--- PROMPT ---
Leave out the pictures and repeat the data exactly.

##### RAW DATA

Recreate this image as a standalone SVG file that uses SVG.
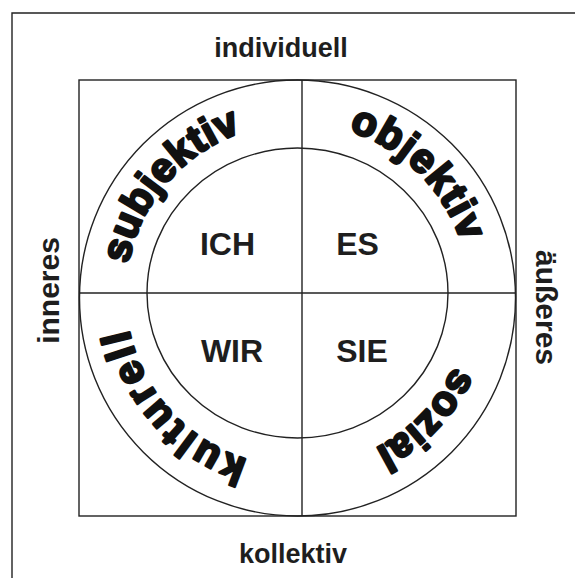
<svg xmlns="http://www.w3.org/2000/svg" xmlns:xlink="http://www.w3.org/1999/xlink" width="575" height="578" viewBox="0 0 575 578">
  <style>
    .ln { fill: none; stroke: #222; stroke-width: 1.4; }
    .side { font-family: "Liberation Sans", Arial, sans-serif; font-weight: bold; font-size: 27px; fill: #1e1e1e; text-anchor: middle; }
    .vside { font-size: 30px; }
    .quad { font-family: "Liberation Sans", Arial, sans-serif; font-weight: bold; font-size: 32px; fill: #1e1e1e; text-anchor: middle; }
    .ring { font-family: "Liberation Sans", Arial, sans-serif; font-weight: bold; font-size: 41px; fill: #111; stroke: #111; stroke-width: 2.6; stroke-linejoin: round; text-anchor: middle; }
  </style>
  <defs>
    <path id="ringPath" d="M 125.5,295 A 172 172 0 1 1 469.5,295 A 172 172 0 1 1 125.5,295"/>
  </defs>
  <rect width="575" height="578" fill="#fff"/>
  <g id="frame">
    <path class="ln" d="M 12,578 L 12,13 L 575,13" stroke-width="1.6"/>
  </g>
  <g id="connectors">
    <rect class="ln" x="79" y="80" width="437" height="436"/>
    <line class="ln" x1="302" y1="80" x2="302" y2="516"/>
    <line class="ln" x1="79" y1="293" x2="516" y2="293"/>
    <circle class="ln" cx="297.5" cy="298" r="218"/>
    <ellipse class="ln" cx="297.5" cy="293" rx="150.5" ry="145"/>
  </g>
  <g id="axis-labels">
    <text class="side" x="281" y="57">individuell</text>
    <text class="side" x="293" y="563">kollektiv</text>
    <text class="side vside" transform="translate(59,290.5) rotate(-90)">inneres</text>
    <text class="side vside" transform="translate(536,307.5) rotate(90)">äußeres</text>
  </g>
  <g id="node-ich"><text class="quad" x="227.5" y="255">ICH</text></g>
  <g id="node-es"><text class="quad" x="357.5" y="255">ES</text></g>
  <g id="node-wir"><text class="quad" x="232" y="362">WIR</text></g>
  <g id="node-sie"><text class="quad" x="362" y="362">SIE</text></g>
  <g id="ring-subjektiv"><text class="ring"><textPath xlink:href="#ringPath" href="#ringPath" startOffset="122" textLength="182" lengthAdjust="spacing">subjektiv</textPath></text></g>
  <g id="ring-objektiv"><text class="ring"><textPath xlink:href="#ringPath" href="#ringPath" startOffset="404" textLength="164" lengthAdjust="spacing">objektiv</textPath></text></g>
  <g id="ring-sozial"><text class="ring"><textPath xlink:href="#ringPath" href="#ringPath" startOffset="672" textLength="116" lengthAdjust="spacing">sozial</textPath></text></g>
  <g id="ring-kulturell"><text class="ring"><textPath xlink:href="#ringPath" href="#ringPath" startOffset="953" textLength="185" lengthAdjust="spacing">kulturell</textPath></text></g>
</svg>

##########

--- ANSWER FOR THIS EXERCISE ---
Recreate this image as a standalone SVG file that uses SVG.
<svg xmlns="http://www.w3.org/2000/svg" xmlns:xlink="http://www.w3.org/1999/xlink" width="575" height="578" viewBox="0 0 575 578">
  <style>
    .ln { fill: none; stroke: #222; stroke-width: 1.4; }
    .side { font-family: "Liberation Sans", Arial, sans-serif; font-weight: bold; font-size: 27px; fill: #1e1e1e; text-anchor: middle; }
    .vside { font-size: 30px; }
    .quad { font-family: "Liberation Sans", Arial, sans-serif; font-weight: bold; font-size: 32px; fill: #1e1e1e; text-anchor: middle; }
    .ring { font-family: "Liberation Sans", Arial, sans-serif; font-weight: bold; font-size: 41px; fill: #111; stroke: #111; stroke-width: 2.6; stroke-linejoin: round; text-anchor: middle; }
  </style>
  <defs>
    <path id="ringPath" d="M 125.5,295 A 172 172 0 1 1 469.5,295 A 172 172 0 1 1 125.5,295"/>
  </defs>
  <rect width="575" height="578" fill="#fff"/>
  <g id="frame">
    <path class="ln" d="M 12,578 L 12,13 L 575,13" stroke-width="1.6"/>
  </g>
  <g id="connectors">
    <rect class="ln" x="79" y="80" width="437" height="436"/>
    <line class="ln" x1="302" y1="80" x2="302" y2="516"/>
    <line class="ln" x1="79" y1="293" x2="516" y2="293"/>
    <circle class="ln" cx="297.5" cy="298" r="218"/>
    <ellipse class="ln" cx="297.5" cy="293" rx="150.5" ry="145"/>
  </g>
  <g id="axis-labels">
    <text class="side" x="281" y="57">individuell</text>
    <text class="side" x="293" y="563">kollektiv</text>
    <text class="side vside" transform="translate(59,290.5) rotate(-90)">inneres</text>
    <text class="side vside" transform="translate(536,307.5) rotate(90)">äußeres</text>
  </g>
  <g id="node-ich"><text class="quad" x="227.5" y="255">ICH</text></g>
  <g id="node-es"><text class="quad" x="357.5" y="255">ES</text></g>
  <g id="node-wir"><text class="quad" x="232" y="362">WIR</text></g>
  <g id="node-sie"><text class="quad" x="362" y="362">SIE</text></g>
  <g id="ring-subjektiv"><text class="ring"><textPath xlink:href="#ringPath" href="#ringPath" startOffset="122" textLength="182" lengthAdjust="spacing">subjektiv</textPath></text></g>
  <g id="ring-objektiv"><text class="ring"><textPath xlink:href="#ringPath" href="#ringPath" startOffset="404" textLength="164" lengthAdjust="spacing">objektiv</textPath></text></g>
  <g id="ring-sozial"><text class="ring"><textPath xlink:href="#ringPath" href="#ringPath" startOffset="672" textLength="116" lengthAdjust="spacing">sozial</textPath></text></g>
  <g id="ring-kulturell"><text class="ring"><textPath xlink:href="#ringPath" href="#ringPath" startOffset="953" textLength="185" lengthAdjust="spacing">kulturell</textPath></text></g>
</svg>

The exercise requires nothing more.